Whatever is not prohibited or regulated by a rule is permitted and unregulated, with the sole exception of changing the rules, which is permitted only when a rule or set of rules explicitly or implicitly permits it.

Mutable

201.1 Turns and Times

All times referenced in the ruleset shall be considered North American Central Time (GMT -6:00), observing daylight savings time.

Turns begin every week at 22:00 on Monday; this moment may be called a turn's beginning. Turns continue until 22:00 on Saturday. This moment is the turn's end. The moment at 10:00 on Thursday is the turn's middle.

Turns are designated as {round}-{ordinal}. The ordinal of the first turn of a round is 1. Each other turn has an ordinal which is 1 greater than that of the previous turn.

The period between the beginning and middle of a turn is the turn's first half. The period between the middle and the end is its latter half. The period between the end of one turn and the beginning of the next is called an interim. The period comprising a turn and the following interim is one game week.

202.1 Rule-Change Proposals

Each active player may submit one rule-change proposal at the beginning of each turn.

203.1 Rule-Change Adoption

A rule-change is adopted if and only if the vote is unanimous among the players who vote on the rule-change. If this rule is not amended by the end of the second turn of the round, it automatically changes to require only a simple majority.

204.1 Nay-Sayers Say "Yay!"

If and when rule-changes can be adopted without unanimity, the players who vote against winning proposals shall receive 10 points each.

205.1 Passage Happens

An adopted rule-change takes full effect at the moment of the completion of the vote that adopted it; that is, at the end of the turn in which it is submitted for vote.

206.1 Losers Weep

When a proposed rule-change is defeated, the player who proposed it loses 10 points.

207.1 Equal Franchise for All

Each active player always has exactly one vote on each proposal.

208.1 Your Target Score

The winner of the round is the first player to achieve 200 (positive) points. When this occurs, the round ends.

209.1 Precedence, Restated

If two or more mutable rules conflict with one another, or if two or more immutable rules conflict with one another, then the rule with the lowest ordinal number takes precedence.
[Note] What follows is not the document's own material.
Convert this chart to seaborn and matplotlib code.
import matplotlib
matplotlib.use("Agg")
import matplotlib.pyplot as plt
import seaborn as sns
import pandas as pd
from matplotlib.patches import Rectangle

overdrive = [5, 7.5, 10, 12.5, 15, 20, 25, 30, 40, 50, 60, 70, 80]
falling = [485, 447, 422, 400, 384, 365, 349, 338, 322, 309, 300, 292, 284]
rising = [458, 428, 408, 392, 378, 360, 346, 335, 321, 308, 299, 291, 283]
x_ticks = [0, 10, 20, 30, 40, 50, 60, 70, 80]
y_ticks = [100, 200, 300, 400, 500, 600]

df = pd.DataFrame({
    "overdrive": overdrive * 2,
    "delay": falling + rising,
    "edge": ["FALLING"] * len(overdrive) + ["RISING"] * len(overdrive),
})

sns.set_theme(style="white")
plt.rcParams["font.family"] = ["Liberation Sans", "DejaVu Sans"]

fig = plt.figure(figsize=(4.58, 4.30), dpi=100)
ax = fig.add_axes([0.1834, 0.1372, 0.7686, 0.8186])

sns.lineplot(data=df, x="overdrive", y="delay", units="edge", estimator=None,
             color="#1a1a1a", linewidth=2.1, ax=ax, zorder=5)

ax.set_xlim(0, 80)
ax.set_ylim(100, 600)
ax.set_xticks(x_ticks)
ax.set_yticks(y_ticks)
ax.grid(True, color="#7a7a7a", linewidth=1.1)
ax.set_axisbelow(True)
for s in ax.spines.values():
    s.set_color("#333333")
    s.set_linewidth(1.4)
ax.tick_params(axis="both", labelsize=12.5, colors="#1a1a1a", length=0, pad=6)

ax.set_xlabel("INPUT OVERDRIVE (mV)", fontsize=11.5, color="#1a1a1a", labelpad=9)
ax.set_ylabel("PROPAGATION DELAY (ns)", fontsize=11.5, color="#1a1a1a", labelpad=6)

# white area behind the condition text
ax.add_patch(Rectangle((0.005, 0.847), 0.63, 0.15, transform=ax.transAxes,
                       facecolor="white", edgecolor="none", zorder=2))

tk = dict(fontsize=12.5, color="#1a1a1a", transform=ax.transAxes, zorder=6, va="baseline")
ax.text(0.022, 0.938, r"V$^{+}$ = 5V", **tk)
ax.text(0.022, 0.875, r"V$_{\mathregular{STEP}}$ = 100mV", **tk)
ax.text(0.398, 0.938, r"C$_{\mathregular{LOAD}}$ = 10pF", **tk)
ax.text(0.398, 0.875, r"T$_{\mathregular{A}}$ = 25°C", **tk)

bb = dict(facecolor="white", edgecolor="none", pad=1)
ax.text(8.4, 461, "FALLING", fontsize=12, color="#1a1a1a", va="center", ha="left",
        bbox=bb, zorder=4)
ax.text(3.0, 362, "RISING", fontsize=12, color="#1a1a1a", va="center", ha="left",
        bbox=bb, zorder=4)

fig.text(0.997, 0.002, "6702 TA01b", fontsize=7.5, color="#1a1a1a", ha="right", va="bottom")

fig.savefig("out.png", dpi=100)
If at least one of the rules in conflict explicitly says of itself that it defers to another rule (or type of rule) or takes precedence over another rule (or type of rule), then such provisions shall supersede the numerical method for determining precedence.

If two or more rules claim to take precedence over one another or to defer to one another, then the numerical method again governs.

210.1 Requests for Judgment

If there is disagreement among the players about the legality of a move or the interpretation or application of a rule, then an active player may seek a Ruling by submitting a Request for Judgment (RFJ) to the administrator. The submitting player shall be considered the Petitioner for the RFJ. The RFJ shall take the form of a statement to be judged TRUE or FALSE. Arguments may also be included with the RFJ statement. Disagreement, for the purposes of this rule, may be created by the insistence of any player.

When an RFJ is invoked, it is a duty of the administrator to, as soon as possible, select a Judge as described in the Rules and publish the RFJ, along with the identity of the Judge. The Ruling on the RFJ, including comments by the Judge, shall guide game play in regard to the issue addressed by the RFJ. If two or more rulings conflict on an issue, the latest Ruling shall take precedence.

Requests for Judgment shall be given numeric Case Numbers consecutively in the order they are received, starting with 5301.

211.1 The Judicial Pool

Any active player may or may not be in the Judicial Pool. An active player may enter or leave the Judicial Pool at any time by contacting the Administrator or their designee. A player who is in the Judicial Pool is removed from it if they cease to be an active player, fail to vote on at least one Proposal during any turn in which Proposals were up for vote, or are selected as a Judge. When a Judge returns a Judgment, they are returned to the Judicial Pool if not already there. When a player first becomes active, they are not in the Judicial Pool.

When a Judge is required, the administrator shall randomly select a Judge from those players in the Judicial Pool, except the Petitioner and any player mentioned in the RFJ. If the Judicial Pool is empty (or contains only players disallowed by the preceding sentence), the administrator shall serve as Judge.

212.1 Rendering Judgment

When a player has been chosen as a Judge, they may recuse themselves by notifying the Administrator within 48 hours of notification of the Judge appointment. In this instance, a new Judge shall be selected.

A Judge who fails to deliver a Ruling within a week of the Judge appointment is penalized 25 Points and a new Judge is selected for the RFJ.

213.1 Rulings

A legal Ruling is either TRUE or FALSE and may be accompanied by reasons and arguments. When determining a Ruling, the Judge should consider the rules in effect at the time of the disputed game action.

214.1 Appeals

If a player is not satisfied with the result of an RFJ, they may submit an appeal to the administrator. The appeal shall consist of a new ruling of TRUE or FALSE, along with new reasonings and arguments. An appeal submitted on a particular RFJ shall be voted upon during the turn immediately following its submission. If two-thirds of the players voting on the appeal support it, the appeal and its reasonings and arguments shall replace the original ruling in its entirety.

215.1 The Paradox Rule

If a player believes that the rules are such that further play is impossible, or that the legality of a move cannot be determined with finality, or that a move appears equally legal and illegal, then that player may submit an RFJ such that the statement to be judged explicitly specifies that there is a paradox. If such an RFJ is ruled true, the round ends and the petitioner wins.